A series about the flowers blooming in the nursery and what they’ve been inspiring me to yap about.
The Nursery changes color on average every two weeks. The native plants we carry have a variety of bloom times. They pop up for a moment, you enjoy them, they leave. Perennials. They are here for a good time not a long time. These plants will keep dying back then blooming again, this cycle continues for years. It’s exciting to see who pops up from early Spring to early Winter.

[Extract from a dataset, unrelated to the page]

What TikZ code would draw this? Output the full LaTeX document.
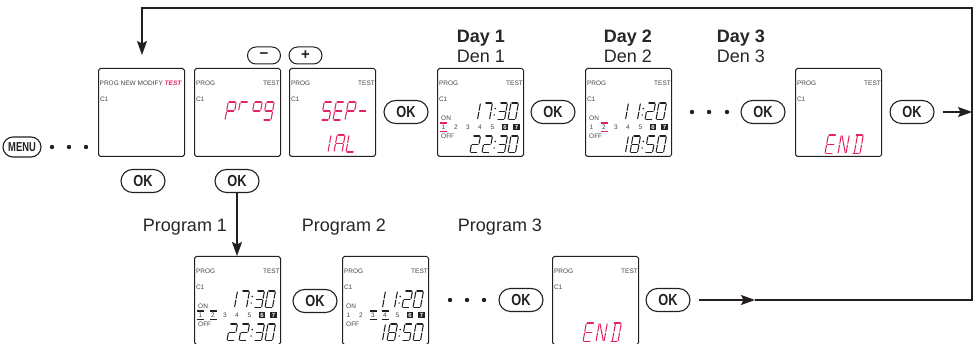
\documentclass[tikz,border=0pt]{standalone}
\usepackage{fontspec}
\setmainfont{Liberation Sans}
\usepackage{graphicx}
\usetikzlibrary{arrows.meta,shapes.misc}
\definecolor{ink}{HTML}{231F20}
\definecolor{lcdred}{HTML}{E2245C}
\definecolor{txt}{HTML}{262626}
\definecolor{stxt}{HTML}{444444}
\tikzset{
  screen/.style={draw=ink, line width=1pt, rounded corners=1.8pt, minimum width=86pt, minimum height=88pt, inner sep=0pt, anchor=north west},
  okbtn/.style={draw=ink, line width=1.1pt, rounded rectangle, minimum width=44pt, minimum height=23pt, inner sep=0pt, font=\fontsize{16}{16}\selectfont\bfseries, text=ink},
  pmbtn/.style={draw=ink, line width=1pt, rounded rectangle, minimum width=33pt, minimum height=17pt, inner sep=0pt, font=\fontsize{15}{15}\selectfont\bfseries, text=ink},
  small/.style={font=\fontsize{6.5}{7}\selectfont, inner sep=0pt, text=stxt},
  big/.style={font=\fontsize{18}{20}\selectfont, inner sep=0pt, text=txt, anchor=base},
  conn/.style={draw=ink, line width=1.7pt},
  arr/.style={draw=ink, line width=1.7pt, -{Stealth[length=14pt,width=10pt,inset=2.5pt]}},
  dot/.style={fill=ink},
}
% seven segment parts
\def\hh{17}\def\ww{7.5}
\newcommand\SgA{\draw[segline] (0.9,0) -- (\ww-0.9,0);}
\newcommand\SgB{\draw[segline] (\ww,0.9) -- (\ww,\hh/2-0.9);}
\newcommand\SgC{\draw[segline] (\ww,\hh/2+0.9) -- (\ww,\hh-0.9);}
\newcommand\SgD{\draw[segline] (0.9,\hh) -- (\ww-0.9,\hh);}
\newcommand\SgE{\draw[segline] (0,\hh/2+0.9) -- (0,\hh-0.9);}
\newcommand\SgF{\draw[segline] (0,0.9) -- (0,\hh/2-0.9);}
\newcommand\SgG{\draw[segline] (0.9,\hh/2) -- (\ww-0.9,\hh/2);}
\newcommand\SgX{\draw[segline] (0.9,0.9) -- (\ww-0.9,\hh-0.9);}
\newcommand\SgY{\draw[segline] (2.2,0.9) -- (2.2,\hh/2-0.9); \draw[segline] (2.2,\hh/2+0.9) -- (2.2,\hh-0.9);}
\newcommand\lcZero{\SgA\SgB\SgC\SgD\SgE\SgF}
\newcommand\lcOne{\SgB\SgC}
\newcommand\lcTwo{\SgA\SgB\SgG\SgE\SgD}
\newcommand\lcThree{\SgA\SgB\SgG\SgC\SgD}
\newcommand\lcFive{\SgA\SgF\SgG\SgC\SgD}
\newcommand\lcSeven{\SgA\SgB\SgC}
\newcommand\lcEight{\SgA\SgB\SgC\SgD\SgE\SgF\SgG}
\newcommand\lcP{\SgA\SgB\SgF\SgG\SgE}
\newcommand\lcR{\SgA\SgF}
\newcommand\lcO{\SgA\SgB\SgF\SgG}
\newcommand\lcG{\SgA\SgB\SgC\SgD\SgF\SgG}
\newcommand\lcS{\SgA\SgF\SgG\SgC\SgD}
\newcommand\lcE{\SgA\SgF\SgG\SgE\SgD}
\newcommand\lcDash{\SgG}
\newcommand\lcI{\SgB\SgC}
\newcommand\lcA{\SgA\SgB\SgC\SgE\SgF\SgG}
\newcommand\lcL{\SgF\SgE\SgD}
\newcommand\lcN{\SgF\SgE\SgB\SgC\SgX}
\newcommand\lcD{\SgA\SgB\SgC\SgD\SgY}
% #1 colour, #2 x, #3 y (top), #4 segments
\newcommand\lcdch[4][ink]{%
  \begin{scope}[shift={(#2+0.18*\hh,#3)},xslant=0.18,segline/.style={draw=#1,line width=1.05pt,line cap=round}]
  #4
  \end{scope}}
\newcommand\lcdcolon[2]{%
  \fill[ink] (#1+2.0,#2+5.5) circle (0.85);
  \fill[ink] (#1+0.8,#2+12) circle (0.85);}
% time display: #1 x0, #2 y0 (screen top-left), #3 row offset, #4..#7 digits
\newcommand\timedisp[7]{%
  \lcdch{#1+33}{#2+#3}{#4}\lcdch{#1+45}{#2+#3}{#5}%
  \lcdcolon{#1+56.3}{#2+#3}%
  \lcdch{#1+60}{#2+#3}{#6}\lcdch{#1+71}{#2+#3}{#7}}
% screen with header
\newcommand\scr[3]{%
  \node[screen] (#1) at (#2,#3) {};
  \node[small,anchor=west] (#1p) at ([shift={(1.8,15)}]#1.north west) {PROG};
  \node[small,anchor=east] (#1t) at ([shift={(-1,15)}]#1.north east) {TEST};
  \node[small,anchor=west] (#1c) at ([shift={(1.8,31)}]#1.north west) {C1};}
% day row: #1 name, #2 x0, #3 y0, #4 colour, #5 bar centres
\newcommand\dayrow[5]{%
  \node[small,anchor=west] (#1on) at (#2+4,#3+50) {ON};
  \node[small,anchor=west] (#1off) at (#2+4,#3+68) {OFF};
  \foreach \n/\cx in {1/6.5,2/19,3/31,4/43,5/55.5}
    \node[small] (#1d\n) at (#2+\cx,#3+59) {\n};
  \foreach \n/\cx in {6/68,7/79.5}
    \node[fill=ink,text=white,font=\fontsize{6}{6}\selectfont\bfseries,minimum width=6.5pt,minimum height=6pt,inner sep=0pt] (#1d\n) at (#2+\cx,#3+59) {\n};
  \foreach \cx in {#5}{
    \draw[#4,line width=1.3pt] (#2+\cx-3.5,#3+55) -- (#2+\cx+3.5,#3+55);
    \draw[#4,line width=1.3pt] (#2+\cx-3.5,#3+63.2) -- (#2+\cx+3.5,#3+63.2);}}
\begin{document}
\begin{tikzpicture}[x=1pt,y=-1pt]
\useasboundingbox (0,0) rectangle (979,344);
% ---------- MENU and dots
\node[draw=ink,line width=1.1pt,rounded rectangle,minimum width=38pt,minimum height=20pt,inner sep=0pt,text=ink,font=\fontsize{13}{13}\selectfont\bfseries] (menu) at (22,147) {\scalebox{0.72}[1]{MENU}};
\foreach \x in {52,69,86} \fill[dot] (\x,147) circle (2.2);
% ---------- screen 1
\node[screen] (s1) at (98,68) {};
\node[small,anchor=west] (s1p) at ([shift={(1.5,15)}]s1.north west) {PROG NEW MODIFY \textcolor{lcdred}{\bfseries\itshape TEST}};
\node[small,anchor=west] (s1c) at ([shift={(1.8,31)}]s1.north west) {C1};
% ---------- screen 2 : pr og
\scr{s2}{194}{68}
\def\hh{18}\def\ww{8}
\lcdch[lcdred]{194+31}{68+34}{\lcP}
\lcdch[lcdred]{194+43}{68+34}{\lcR}
\lcdch[lcdred]{194+57}{68+34}{\lcO}
\lcdch[lcdred]{194+69}{68+34}{\lcG}
% ---------- screen 3 : SEP- IAL
\scr{s3}{289}{68}
\lcdch[lcdred]{289+32}{68+34}{\lcS}
\lcdch[lcdred]{289+44}{68+34}{\lcE}
\lcdch[lcdred]{289+56}{68+34}{\lcP}
\lcdch[lcdred]{289+68}{68+34}{\lcDash}
\def\hh{17}
\lcdch[lcdred]{289+31}{68+67}{\lcI}
\lcdch[lcdred]{289+45}{68+67}{\lcA}
\lcdch[lcdred]{289+57}{68+67}{\lcL}
% minus / plus
\node[pmbtn] (minus) at (264,55.5) {−};
\node[pmbtn] (plus) at (305.5,55.5) {+};
% ---------- screen 4 : Day 1
\scr{s4}{437}{68}
\def\hh{16.5}\def\ww{7.5}
\timedisp{437}{68}{35}{\lcOne}{\lcSeven}{\lcThree}{\lcZero}
\timedisp{437}{68}{68}{\lcTwo}{\lcTwo}{\lcThree}{\lcZero}
\dayrow{s4}{437}{68}{lcdred}{6.5}
\node[big,font=\fontsize{18}{20}\selectfont\bfseries] (day1) at (481,43) {Day 1};
\node[big] (den1) at (481,63) {Den 1};
% ---------- screen 5 : Day 2
\scr{s5}{585}{68}
\timedisp{585}{68}{35}{\lcOne}{\lcOne}{\lcTwo}{\lcZero}
\timedisp{585}{68}{68}{\lcOne}{\lcEight}{\lcFive}{\lcZero}
\dayrow{s5}{585}{68}{lcdred}{19}
\node[big,font=\fontsize{18}{20}\selectfont\bfseries] (day2) at (628,43) {Day 2};
\node[big] (den2) at (628,63) {Den 2};
\node[big,font=\fontsize{18}{20}\selectfont\bfseries] (day3) at (741,43) {Day 3};
\node[big] (den3) at (741,63) {Den 3};
\foreach \x in {692,709,727} \fill[dot] (\x,112) circle (2.2);
% ---------- screen 6 : END
\scr{s6}{795}{68}
\def\hh{18.5}\def\ww{8}
\lcdch[lcdred]{795+30}{68+67}{\lcE}
\lcdch[lcdred]{795+43}{68+67}{\lcN}
\lcdch[lcdred]{795+57}{68+67}{\lcD}
% ---------- OK buttons top row
\node[okbtn] (oka) at (406,112) {\scalebox{0.8}[1]{OK}};
\node[okbtn] (okb) at (553,112) {\scalebox{0.8}[1]{OK}};
\node[okbtn] (okc) at (763,112) {\scalebox{0.8}[1]{OK}};
\node[okbtn] (okd) at (912,112) {\scalebox{0.8}[1]{OK}};
\node[okbtn] (ok1) at (143,181) {\scalebox{0.8}[1]{OK}};
\node[okbtn] (ok2) at (237,181) {\scalebox{0.8}[1]{OK}};
% ---------- program labels
\node[big] (pg1) at (185,232) {Program 1};
\node[big] (pg2) at (344,232) {Program 2};
\node[big] (pg3) at (500,232) {Program 3};
% ---------- bottom screens
\scr{b1}{194}{256}
\def\hh{16.5}\def\ww{7.5}
\timedisp{194}{256}{35}{\lcOne}{\lcSeven}{\lcThree}{\lcZero}
\timedisp{194}{256}{68}{\lcTwo}{\lcTwo}{\lcThree}{\lcZero}
\dayrow{b1}{194}{256}{ink}{6.5,19}
\scr{b2}{342}{256}
\timedisp{342}{256}{35}{\lcOne}{\lcOne}{\lcTwo}{\lcZero}
\timedisp{342}{256}{68}{\lcOne}{\lcEight}{\lcFive}{\lcZero}
\dayrow{b2}{342}{256}{ink}{31,43}
\scr{b3}{552}{256}
\def\hh{18.5}\def\ww{8}
\lcdch[lcdred]{552+31}{256+67}{\lcE}
\lcdch[lcdred]{552+44}{256+67}{\lcN}
\lcdch[lcdred]{552+58}{256+67}{\lcD}
\node[okbtn] (oke) at (315,301) {\scalebox{0.8}[1]{OK}};
\foreach \x in {450,467,484} \fill[dot] (\x,300) circle (2.2);
\node[okbtn] (okf) at (521,300) {\scalebox{0.8}[1]{OK}};
\node[okbtn] (okg) at (668,300) {\scalebox{0.8}[1]{OK}};
% ---------- connectors
\coordinate (jb) at (755,300);
\coordinate (cr1) at (972,300);
\coordinate (cr2) at (972,8);
\coordinate (cr3) at (142,8);
\coordinate (jt) at (142,55);
\coordinate (jr) at (972,112);
\draw[arr] ([xshift=8pt]okg.east) -- (jb);
\draw[conn,line join=miter] (jb) -- (cr1) -- (cr2) -- (cr3) -- ([yshift=0.85pt]cr3);
\draw[arr] ([yshift=-0.85pt]cr3) -- (jt);
\draw[arr] ([xshift=8pt]okd.east) -- (jr);
\draw[arr] (ok2.south) -- (ok2 |- b1.north);
\end{tikzpicture}
\end{document}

The blazing July sun beat down on my face during my first shift back from my double life in Denver. I notice Blue-Ridge Buckbean’s bright yellow flowers bursting one by one. The bright yellow fills me with excitiment. It’s summer at the nursery and everything blooms at it’s own rhythm and pace. Everything is also drying out at its own time, which means twice a day watering for these plants. They drink their fill while I talk to them and sometimes sing.

Blue-Ridge Buckbean
Thermopsis caroliniana
When I began my spiritual journey 10 years ago, I had no concept of the death and rebirth cycle. It was my understanding that you die and go to the afterlife. Your options were heaven, hell, purgatory or Ghosthood. To die and be resurrected was strictly for Jesus himself. If you believed and confessed that he was the only one to do it, you get your pass to heaven. But even with my christian upbringing, I had my own questions and ideas of death and the afterlife. When exploring my spirituality, I was up against deep conditioning with a splash of generational fear of foreign things. When I was coming up there was more space for questioning adults then my parents had, but no room for children to teach an elder anything. An adult or elder wasn’t supposed to be questioned by a child. Just like you didn’t question God with a capital “G”. So, I was excited to read different thoughts on god and the universe. At the same time I trembled with anxiety about having questions for what god was. Fortunately, my father was pretty open minded and was studying in seminary school. He raised me to think critically and challenge beliefs. I don’t think he knew how far I would question things. Using my intuition to guide me I questioned my own beliefs and collected books on esoteric understandings. This would usher in my first stage of accepting my new bloom.
In my late twenties, I was invited to perform in collaboration with a very talented artist. They were showcasing a series of beautiful water colors on Perennials and their ability to die and be reborn every year. (The name of the show escapes me.)My costume was handmade and designed by me. Featuring a dramatic Pink and lavender tule skirt with a long train and bra with ornamental purple petals hot glued to it. Opera length, satin and lilac gloves, with a beautiful pink and lavender tule veil. As I danced to an amazing vocal performers rendition of Vitamin C by CAN. I was losing my petals and articles of costuming throughout the gallery. Mourning each petal, revealing myself petal-less and naked ready to rest for the Winter. It was an amazing collaboration and hindsight being 20/20 the symbolism is so significant to me now.
Steeple bush Spirea tomentosa

At that time I was beginning to explore my dark side, the death, the mourning and the shadow. Now I feel myself entering a new blooming, just like a perennial. That’s the thing isn’t it, blooming is not a destination, it’s part of a continuum, there is no stand still or stop. Even when the flowers are dormant or “dead” they still take nutrients from the soil and require water. From my perspective they don’t recognize stop and start. Humans with all our consciousness are hyper aware of every little thing. In our process of extreme detaching and trying to control nature, we now feel stagnation. The plants are great teachers and they remind me of my place in the world. It is just like them, to move at my own pace in a rhythm that is natural. As I transition careers and enter school again as an adult, I’m getting more comfortable with these new petals. I’m going to back to learn about cannabis horticulture. My intention is to gather more information about the plant I’ve had the longest relationship with. I grieve my old petals, performing burlesque and my childhood dreams of being a famous performer. At the same time, since 2019, I have felt no motivation towards those dreams. Maybe they will come back into bloom and I fully welcome that. Right now I have space for new possibilities. Just like those in Bloom.